■ Your task
Return the material below in full and exactly.
▶
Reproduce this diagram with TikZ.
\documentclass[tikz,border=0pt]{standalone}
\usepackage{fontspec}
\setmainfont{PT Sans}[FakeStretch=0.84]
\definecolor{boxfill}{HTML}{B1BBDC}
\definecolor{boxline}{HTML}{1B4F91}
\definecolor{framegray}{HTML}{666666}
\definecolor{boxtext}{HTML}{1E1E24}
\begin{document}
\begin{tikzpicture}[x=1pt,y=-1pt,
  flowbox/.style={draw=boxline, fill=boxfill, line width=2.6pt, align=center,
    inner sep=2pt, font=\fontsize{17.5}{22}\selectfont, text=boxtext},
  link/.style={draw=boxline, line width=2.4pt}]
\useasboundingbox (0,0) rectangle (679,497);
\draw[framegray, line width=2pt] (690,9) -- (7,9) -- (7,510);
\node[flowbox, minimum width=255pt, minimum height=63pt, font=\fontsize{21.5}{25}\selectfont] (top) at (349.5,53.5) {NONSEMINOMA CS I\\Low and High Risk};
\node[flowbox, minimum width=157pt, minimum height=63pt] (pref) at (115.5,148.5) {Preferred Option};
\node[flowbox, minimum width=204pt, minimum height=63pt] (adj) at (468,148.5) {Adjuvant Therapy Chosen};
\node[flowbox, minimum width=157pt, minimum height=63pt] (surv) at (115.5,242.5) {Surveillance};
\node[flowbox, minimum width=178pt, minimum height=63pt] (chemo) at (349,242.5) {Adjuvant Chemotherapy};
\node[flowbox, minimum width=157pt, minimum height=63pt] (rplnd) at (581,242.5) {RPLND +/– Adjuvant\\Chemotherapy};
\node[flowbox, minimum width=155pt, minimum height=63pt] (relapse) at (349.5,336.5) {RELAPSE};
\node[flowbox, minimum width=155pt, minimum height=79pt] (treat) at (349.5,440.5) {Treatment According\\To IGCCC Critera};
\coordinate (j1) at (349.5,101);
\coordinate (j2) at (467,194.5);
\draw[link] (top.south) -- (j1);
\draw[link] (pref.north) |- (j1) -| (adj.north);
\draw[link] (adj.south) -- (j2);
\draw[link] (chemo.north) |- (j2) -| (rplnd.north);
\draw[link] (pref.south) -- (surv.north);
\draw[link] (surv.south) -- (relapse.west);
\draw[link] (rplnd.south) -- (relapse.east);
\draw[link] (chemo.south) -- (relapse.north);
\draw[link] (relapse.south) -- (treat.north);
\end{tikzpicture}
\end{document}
◀
■ Response
Reproduce this diagram with TikZ.
\documentclass[tikz,border=0pt]{standalone}
\usepackage{fontspec}
\setmainfont{PT Sans}[FakeStretch=0.84]
\definecolor{boxfill}{HTML}{B1BBDC}
\definecolor{boxline}{HTML}{1B4F91}
\definecolor{framegray}{HTML}{666666}
\definecolor{boxtext}{HTML}{1E1E24}
\begin{document}
\begin{tikzpicture}[x=1pt,y=-1pt,
  flowbox/.style={draw=boxline, fill=boxfill, line width=2.6pt, align=center,
    inner sep=2pt, font=\fontsize{17.5}{22}\selectfont, text=boxtext},
  link/.style={draw=boxline, line width=2.4pt}]
\useasboundingbox (0,0) rectangle (679,497);
\draw[framegray, line width=2pt] (690,9) -- (7,9) -- (7,510);
\node[flowbox, minimum width=255pt, minimum height=63pt, font=\fontsize{21.5}{25}\selectfont] (top) at (349.5,53.5) {NONSEMINOMA CS I\\Low and High Risk};
\node[flowbox, minimum width=157pt, minimum height=63pt] (pref) at (115.5,148.5) {Preferred Option};
\node[flowbox, minimum width=204pt, minimum height=63pt] (adj) at (468,148.5) {Adjuvant Therapy Chosen};
\node[flowbox, minimum width=157pt, minimum height=63pt] (surv) at (115.5,242.5) {Surveillance};
\node[flowbox, minimum width=178pt, minimum height=63pt] (chemo) at (349,242.5) {Adjuvant Chemotherapy};
\node[flowbox, minimum width=157pt, minimum height=63pt] (rplnd) at (581,242.5) {RPLND +/– Adjuvant\\Chemotherapy};
\node[flowbox, minimum width=155pt, minimum height=63pt] (relapse) at (349.5,336.5) {RELAPSE};
\node[flowbox, minimum width=155pt, minimum height=79pt] (treat) at (349.5,440.5) {Treatment According\\To IGCCC Critera};
\coordinate (j1) at (349.5,101);
\coordinate (j2) at (467,194.5);
\draw[link] (top.south) -- (j1);
\draw[link] (pref.north) |- (j1) -| (adj.north);
\draw[link] (adj.south) -- (j2);
\draw[link] (chemo.north) |- (j2) -| (rplnd.north);
\draw[link] (pref.south) -- (surv.north);
\draw[link] (surv.south) -- (relapse.west);
\draw[link] (rplnd.south) -- (relapse.east);
\draw[link] (chemo.south) -- (relapse.north);
\draw[link] (relapse.south) -- (treat.north);
\end{tikzpicture}
\end{document}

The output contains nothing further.